Dr. Majeed Khan at Hafrat Berd, near Tayma.

Dr. Majeed Khan at Hafrat Berd, near Tayma.

Our colleague and team member, Majeed Khan (1991, 1993, 1998, 2000, 2003, 2010), has spent more than 30 years exploring various regions of Saudi Arabia, documenting hundreds of sites. No other living person has seen as many rock art localities in Saudi Arabia as Dr. Khan or published as much on the topic. Through the years, he has generously shared his knowledge with others, including ourselves, enabling his colleagues to better understand how rock art in Saudi Arabia fits into the bigger picture of the region and beyond. Most recently, he investigated the distribution of equine images, including both onagers and horses (Khan 2012).

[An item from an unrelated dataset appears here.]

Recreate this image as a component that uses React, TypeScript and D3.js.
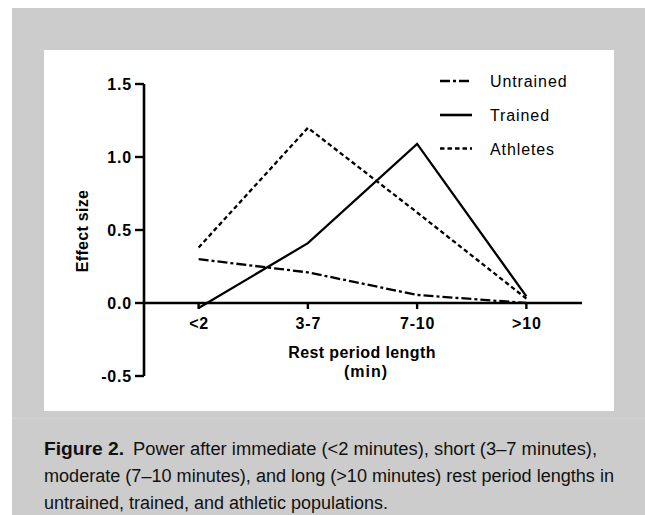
import * as d3 from "d3";

const CATEGORIES = ["<2", "3-7", "7-10", ">10"];
const UNTRAINED = [0.3, 0.21, 0.055, 0.0];
const TRAINED = [-0.035, 0.41, 1.09, 0.045];
const ATHLETES = [0.38, 1.2, 0.62, 0.03];
const Y_TICKS = [-0.5, 0, 0.5, 1.0, 1.5];

const SERIES = [
  { name: "Untrained", values: UNTRAINED, dash: "10,3,3,3" },
  { name: "Trained", values: TRAINED, dash: null },
  { name: "Athletes", values: ATHLETES, dash: "4.5,3" },
];

const CAPTION_BOLD = "Figure 2.";
const CAPTION_LINES = [
  "Power after immediate (<2 minutes), short (3\u20137 minutes),",
  "moderate (7\u201310 minutes), and long (>10 minutes) rest period lengths in",
  "untrained, trained, and athletic populations.",
];

const FONT = "'Liberation Sans', Arial, Helvetica, sans-serif";

export default function App() {
  const W = 645;
  const H = 515;

  // plot frame
  const axisX = 144;
  const axisRight = 581;
  const yTop = 84;
  const yBottom = 376;

  const x = d3.scalePoint<string>().domain(CATEGORIES).range([axisX, axisRight]).padding(0.5);
  const y = d3.scaleLinear().domain([-0.5, 1.5]).range([yBottom, yTop]);
  const y0 = y(0);

  const line = d3
    .line<number>()
    .x((_, i) => x(CATEGORIES[i]) as number)
    .y((d) => y(d));

  // legend layout
  const legend = { x1: 440, x2: 472, textX: 490, rows: [81, 115, 148.5] };

  return (
    <svg
      width={W}
      height={H}
      style={{ position: "absolute", left: 0, top: 0 }}
      fontFamily={FONT}
    >
      {/* gray page + white chart panel */}
      <rect x={12} y={8} width={W - 12} height={H - 8} fill="#cccccc" />
      <rect x={44} y={50} width={570} height={361} fill="#ffffff" />
      <line x1={12} x2={W} y1={418.5} y2={418.5} stroke="#d3d3d3" strokeWidth={1} />

      {/* y axis */}
      <line x1={axisX} x2={axisX} y1={yTop} y2={yBottom} stroke="#000" strokeWidth={2.6} />
      {Y_TICKS.map((t) => (
        <g key={t}>
          <line x1={axisX - 9} x2={axisX} y1={y(t)} y2={y(t)} stroke="#000" strokeWidth={2.4} />
          <text
            x={axisX - 12}
            y={y(t) + 5.8}
            textAnchor="end"
            fontSize={16}
            fontWeight="bold"
            letterSpacing={0.8}
          >
            {t.toFixed(1)}
          </text>
        </g>
      ))}
      <text
        transform={`translate(88,231) rotate(-90)`}
        textAnchor="middle"
        fontSize={16}
        fontWeight="bold"
        letterSpacing={0.3}
      >
        Effect size
      </text>

      {/* x axis */}
      <line x1={axisX} x2={axisRight + 1} y1={y0} y2={y0} stroke="#000" strokeWidth={2.6} />
      {CATEGORIES.map((c) => (
        <g key={c}>
          <line x1={x(c)} x2={x(c)} y1={y0} y2={y0 + 6} stroke="#000" strokeWidth={2.4} />
          <text
            x={(x(c) as number) + 0.5}
            y={329}
            textAnchor="middle"
            fontSize={16}
            fontWeight="bold"
            letterSpacing={0.8}
          >
            {c}
          </text>
        </g>
      ))}
      <text x={362} y={358} textAnchor="middle" fontSize={16} fontWeight="bold" letterSpacing={0.4}>
        Rest period length
      </text>
      <text x={366} y={377} textAnchor="middle" fontSize={16} fontWeight="bold" letterSpacing={1}>
        (min)
      </text>

      {/* series */}
      {SERIES.map((s) => (
        <path
          key={s.name}
          d={line(s.values) ?? undefined}
          fill="none"
          stroke="#000"
          strokeWidth={2.3}
          strokeDasharray={s.dash ?? undefined}
          strokeLinejoin="miter"
        />
      ))}

      {/* legend */}
      {SERIES.map((s, i) => (
        <g key={s.name}>
          <line
            x1={legend.x1}
            x2={legend.x2}
            y1={legend.rows[i]}
            y2={legend.rows[i]}
            stroke="#000"
            strokeWidth={2.6}
            strokeDasharray={s.dash ?? undefined}
          />
          <text x={legend.textX} y={legend.rows[i] + 6} fontSize={16} letterSpacing={0.9}>
            {s.name}
          </text>
        </g>
      ))}

      {/* caption */}
      <g fill="#111" fontSize={18}>
        <text x={44} y={455} fontWeight="bold" textLength={80} lengthAdjust="spacingAndGlyphs">
          {CAPTION_BOLD}
        </text>
        <text x={133} y={455} textLength={464} lengthAdjust="spacingAndGlyphs">
          {CAPTION_LINES[0]}
        </text>
        <text x={44} y={482} textLength={570} lengthAdjust="spacingAndGlyphs">
          {CAPTION_LINES[1]}
        </text>
        <text x={44} y={509} textLength={344} lengthAdjust="spacingAndGlyphs">
          {CAPTION_LINES[2]}
        </text>
      </g>
    </svg>
  );
}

Although the Negev has thousands of examples of rock art, little research had been conducted since that of Emmanuel Anati in the 1950’s until Davida Eisenberg-Degen recently performed a large-scale investigation. She found depictions of extinct hartebeests, as well as ibexes, camels, and cattle. Scenes include humans hunting and trapping, engaging in warfare, and worshipping. Har Karkom, which is situated between Sinai and Negev and possesses 40,000 engravings, is a nexus for rock art in the region.

While northern Syria has only a few known petroglyph localities, figures and inscriptions are abundant in the south at Hisma and in the basaltic harra (Betts 2001, Betts and Helms 1987). Long-horned cattle, perhaps cattle, as well as many other figures, have been reported in close proximity to the archaeological site of Jawa (late 4th millennium BCE) on the Jabal Druze (Betts 2001).

In Jordan, the best-known examples of rock art are still to be found in Wadi Rum, in the southernmost part of the country, 60 km east of Aqaba. In 2011, the 74,000-hectare Wadi Rum Protected Area was declared a UNESCO World Heritage site. There are at least 25,000 images carved in the rock, as well as 20,000 inscriptions. The steep-sided, narrow Khaz’ali Canyon is one of the prominent localities for rock art, but smaller boulders elsewhere also frequently served as canvases for the artists. The petroglyphs in Wadi Rum, most of which apparently date to the first millennium BCE, consist of humans (especially cavalry and infantry), camels, ostriches and other desert animals. Inscriptions written in ancient Arabic (Thamudic and other related scripts) and Nabataean are quite common. (Macdonald and Searight 1982; Searight 1983, Searight Macdonald 1982).

Yemen and Oman have also yielded some rock art, most of which appears to be from relatively late periods (Parr et al. 1978). In Yemen, petroglyphs have been reported between the mountains and desert in the northeast and in a series of wadis in the south (Jung 1991, 1994; Garcia and Rachad 1997). In northern Oman, petroglyphs have been studied at Jabal Akhdar (the “Green Mountain”), which is in the Al Hajar mountain range (Clarke 1975 a, b), as well as in the south in the Dhofar Governate, near the eastern border of Yemen. Bertram Thomas (1932) first reported the existence of rock art in Oman in 1931, when he described the sites of Wadi Ghaf and Khatma Milah. The U.A.E. has produced modest examples of rock art that are not particularly varied (de Cardi and Doe 1971; Jongbloed 1994; Ziolkowski 1998, 2007).